▶ Exercise requirements
Below is a listing; write it out exactly and drop any images from it.

▶ Supplied material

◆ ◆ ◆

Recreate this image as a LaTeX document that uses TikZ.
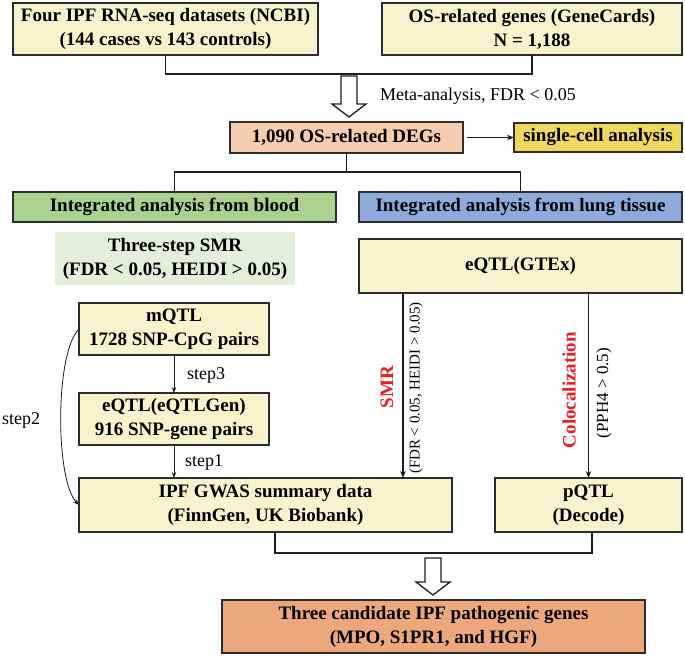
\documentclass[tikz,border=0pt]{standalone}
\usepackage{fontspec}
\setmainfont{Liberation Serif}
\usetikzlibrary{arrows.meta,calc}
\definecolor{cream}{RGB}{249,243,205}
\definecolor{degsfill}{RGB}{246,205,176}
\definecolor{cellfill}{RGB}{239,216,98}
\definecolor{bloodfill}{RGB}{168,210,142}
\definecolor{lungfill}{RGB}{143,170,220}
\definecolor{smrfill}{RGB}{226,240,217}
\definecolor{finalfill}{RGB}{236,168,124}
\definecolor{boxline}{RGB}{45,45,45}
\definecolor{linecol}{RGB}{30,30,30}
\definecolor{redlab}{RGB}{235,30,35}
\begin{document}
\begin{tikzpicture}[x=1pt,y=-1pt,
  base/.style={draw=boxline, line width=1.5pt, inner sep=0pt, outer sep=0pt, align=center,
    font=\fontsize{19}{24}\selectfont\bfseries},
  creambox/.style={base, fill=cream},
  link/.style={draw=linecol, line width=1.5pt},
  arr/.style={draw=linecol, line width=1.3pt, -{Stealth[length=7pt,width=5.5pt]}},
  thinarr/.style={draw=linecol, line width=0.8pt, -{Stealth[length=6pt,width=4.5pt]}},
  lbl/.style={font=\fontsize{18}{20}\selectfont},
  hollow/.style={draw=linecol, line width=1.3pt, fill=white, line join=miter}
]
\useasboundingbox (0,0) rectangle (685,656);
\fill[white] (0,0) rectangle (685,656);

% top boxes
\node[creambox, minimum width=305pt, minimum height=52pt] (box1) at (165.5,29)
  {Four IPF RNA-seq datasets (NCBI)\\(144 cases vs 143 controls)};
\node[creambox, minimum width=300pt, minimum height=52pt] (box2) at (532,29)
  {OS-related genes (GeneCards)\\N = 1,188};
\draw[link] (box1.south) -- ++(0,19) -| (box2.south);

% hollow arrow 1
\draw[hollow] (341,76) -- (357,76) -- (357,104) -- (366,104) -- (349,117) -- (332,104) -- (341,104) -- cycle;
\node[lbl, anchor=west, inner sep=0pt] (meta) at (380,96) {Meta-analysis, FDR < 0.05};

% DEGs
\node[base, fill=degsfill, minimum width=233pt, minimum height=31pt] (degs) at (346.5,137.5)
  {1,090 OS-related DEGs};
\node[base, fill=cellfill, minimum width=168pt, minimum height=29pt] (cell) at (598,137.5)
  {single-cell analysis};
\draw[arr, shorten <=4pt] (degs.east) -- (cell.west);

% branch
\node[base, fill=bloodfill, minimum width=323pt, minimum height=30pt] (blood) at (174.5,207)
  {Integrated analysis from blood};
\node[base, fill=lungfill, minimum width=323pt, minimum height=30pt] (lung) at (520.5,207)
  {Integrated analysis from lung tissue};
\coordinate (br) at (346.5,172);
\draw[link] (degs.south) -- (br);
\draw[link] (blood.north) |- (br) -| (lung.north);

% left column
\node[base, draw=none, fill=smrfill, minimum width=240pt, minimum height=53pt] (smr3) at (175,258.5)
  {Three-step SMR\\(FDR < 0.05, HEIDI > 0.05)};
\node[creambox, minimum width=190pt, minimum height=52pt] (mqtl) at (174,329)
  {mQTL\\1728 SNP-CpG pairs};
\node[creambox, minimum width=190pt, minimum height=52pt] (eqgen) at (174,419)
  {eQTL(eQTLGen)\\916 SNP-gene pairs};
\node[creambox, minimum width=373pt, minimum height=54pt] (gwas) at (265.5,505)
  {IPF GWAS summary data\\(FinnGen, UK Biobank)};

\draw[thinarr] (mqtl.south) -- (eqgen.north);
\draw[thinarr] (eqgen.south) -- (eqgen.south |- gwas.north);
\draw[thinarr] (mqtl.west) .. controls (55,352) and (55,480) .. (gwas.west);
\node[lbl] (s3) at (206,375) {step3};
\node[lbl] (s1) at (204,462) {step1};
\node[lbl] (s2) at (21,420) {step2};

% right column
\node[creambox, minimum width=323pt, minimum height=54pt] (gtex) at (520.5,266)
  {eQTL(GTEx)};
\node[creambox, minimum width=187pt, minimum height=54pt] (pqtl) at (588.5,505)
  {pQTL\\(Decode)};
\coordinate (smrx) at (403,0);
\draw[arr] (gtex.south -| smrx) -- (gwas.north -| smrx);
\draw[arr] (gtex.south -| pqtl.north) -- (pqtl.north);
\node[rotate=90, text=redlab, font=\fontsize{19}{20}\selectfont\bfseries] (smrlab) at (387,387) {SMR};
\node[rotate=90, font=\fontsize{15}{16}\selectfont] (smrcond) at (416,388) {(FDR < 0.05, HEIDI > 0.05)};
\node[rotate=90, text=redlab, font=\fontsize{19}{20}\selectfont\bfseries] (colab) at (569,390) {Colocalization};
\node[rotate=90, font=\fontsize{17}{18}\selectfont] (cocond) at (604,393) {(PPH4 > 0.5)};

% bottom
\draw[link] ($(gwas.south)+(9.5,0)$) -- ++(0,21) -| ($(pqtl.south)+(3.5,0)$);
\draw[hollow] (425,558) -- (441,558) -- (441,582) -- (450,582) -- (433,595) -- (416,582) -- (425,582) -- cycle;
\node[base, fill=finalfill, minimum width=423pt, minimum height=53pt] (final) at (433.5,626.5)
  {Three candidate IPF pathogenic genes\\(MPO, S1PR1, and HGF)};
\end{tikzpicture}
\end{document}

◆ ◆ ◆

▶ Response to this exercise
Recreate this image as a LaTeX document that uses TikZ.
\documentclass[tikz,border=0pt]{standalone}
\usepackage{fontspec}
\setmainfont{Liberation Serif}
\usetikzlibrary{arrows.meta,calc}
\definecolor{cream}{RGB}{249,243,205}
\definecolor{degsfill}{RGB}{246,205,176}
\definecolor{cellfill}{RGB}{239,216,98}
\definecolor{bloodfill}{RGB}{168,210,142}
\definecolor{lungfill}{RGB}{143,170,220}
\definecolor{smrfill}{RGB}{226,240,217}
\definecolor{finalfill}{RGB}{236,168,124}
\definecolor{boxline}{RGB}{45,45,45}
\definecolor{linecol}{RGB}{30,30,30}
\definecolor{redlab}{RGB}{235,30,35}
\begin{document}
\begin{tikzpicture}[x=1pt,y=-1pt,
  base/.style={draw=boxline, line width=1.5pt, inner sep=0pt, outer sep=0pt, align=center,
    font=\fontsize{19}{24}\selectfont\bfseries},
  creambox/.style={base, fill=cream},
  link/.style={draw=linecol, line width=1.5pt},
  arr/.style={draw=linecol, line width=1.3pt, -{Stealth[length=7pt,width=5.5pt]}},
  thinarr/.style={draw=linecol, line width=0.8pt, -{Stealth[length=6pt,width=4.5pt]}},
  lbl/.style={font=\fontsize{18}{20}\selectfont},
  hollow/.style={draw=linecol, line width=1.3pt, fill=white, line join=miter}
]
\useasboundingbox (0,0) rectangle (685,656);
\fill[white] (0,0) rectangle (685,656);

% top boxes
\node[creambox, minimum width=305pt, minimum height=52pt] (box1) at (165.5,29)
  {Four IPF RNA-seq datasets (NCBI)\\(144 cases vs 143 controls)};
\node[creambox, minimum width=300pt, minimum height=52pt] (box2) at (532,29)
  {OS-related genes (GeneCards)\\N = 1,188};
\draw[link] (box1.south) -- ++(0,19) -| (box2.south);

% hollow arrow 1
\draw[hollow] (341,76) -- (357,76) -- (357,104) -- (366,104) -- (349,117) -- (332,104) -- (341,104) -- cycle;
\node[lbl, anchor=west, inner sep=0pt] (meta) at (380,96) {Meta-analysis, FDR < 0.05};

% DEGs
\node[base, fill=degsfill, minimum width=233pt, minimum height=31pt] (degs) at (346.5,137.5)
  {1,090 OS-related DEGs};
\node[base, fill=cellfill, minimum width=168pt, minimum height=29pt] (cell) at (598,137.5)
  {single-cell analysis};
\draw[arr, shorten <=4pt] (degs.east) -- (cell.west);

% branch
\node[base, fill=bloodfill, minimum width=323pt, minimum height=30pt] (blood) at (174.5,207)
  {Integrated analysis from blood};
\node[base, fill=lungfill, minimum width=323pt, minimum height=30pt] (lung) at (520.5,207)
  {Integrated analysis from lung tissue};
\coordinate (br) at (346.5,172);
\draw[link] (degs.south) -- (br);
\draw[link] (blood.north) |- (br) -| (lung.north);

% left column
\node[base, draw=none, fill=smrfill, minimum width=240pt, minimum height=53pt] (smr3) at (175,258.5)
  {Three-step SMR\\(FDR < 0.05, HEIDI > 0.05)};
\node[creambox, minimum width=190pt, minimum height=52pt] (mqtl) at (174,329)
  {mQTL\\1728 SNP-CpG pairs};
\node[creambox, minimum width=190pt, minimum height=52pt] (eqgen) at (174,419)
  {eQTL(eQTLGen)\\916 SNP-gene pairs};
\node[creambox, minimum width=373pt, minimum height=54pt] (gwas) at (265.5,505)
  {IPF GWAS summary data\\(FinnGen, UK Biobank)};

\draw[thinarr] (mqtl.south) -- (eqgen.north);
\draw[thinarr] (eqgen.south) -- (eqgen.south |- gwas.north);
\draw[thinarr] (mqtl.west) .. controls (55,352) and (55,480) .. (gwas.west);
\node[lbl] (s3) at (206,375) {step3};
\node[lbl] (s1) at (204,462) {step1};
\node[lbl] (s2) at (21,420) {step2};

% right column
\node[creambox, minimum width=323pt, minimum height=54pt] (gtex) at (520.5,266)
  {eQTL(GTEx)};
\node[creambox, minimum width=187pt, minimum height=54pt] (pqtl) at (588.5,505)
  {pQTL\\(Decode)};
\coordinate (smrx) at (403,0);
\draw[arr] (gtex.south -| smrx) -- (gwas.north -| smrx);
\draw[arr] (gtex.south -| pqtl.north) -- (pqtl.north);
\node[rotate=90, text=redlab, font=\fontsize{19}{20}\selectfont\bfseries] (smrlab) at (387,387) {SMR};
\node[rotate=90, font=\fontsize{15}{16}\selectfont] (smrcond) at (416,388) {(FDR < 0.05, HEIDI > 0.05)};
\node[rotate=90, text=redlab, font=\fontsize{19}{20}\selectfont\bfseries] (colab) at (569,390) {Colocalization};
\node[rotate=90, font=\fontsize{17}{18}\selectfont] (cocond) at (604,393) {(PPH4 > 0.5)};

% bottom
\draw[link] ($(gwas.south)+(9.5,0)$) -- ++(0,21) -| ($(pqtl.south)+(3.5,0)$);
\draw[hollow] (425,558) -- (441,558) -- (441,582) -- (450,582) -- (433,595) -- (416,582) -- (425,582) -- cycle;
\node[base, fill=finalfill, minimum width=423pt, minimum height=53pt] (final) at (433.5,626.5)
  {Three candidate IPF pathogenic genes\\(MPO, S1PR1, and HGF)};
\end{tikzpicture}
\end{document}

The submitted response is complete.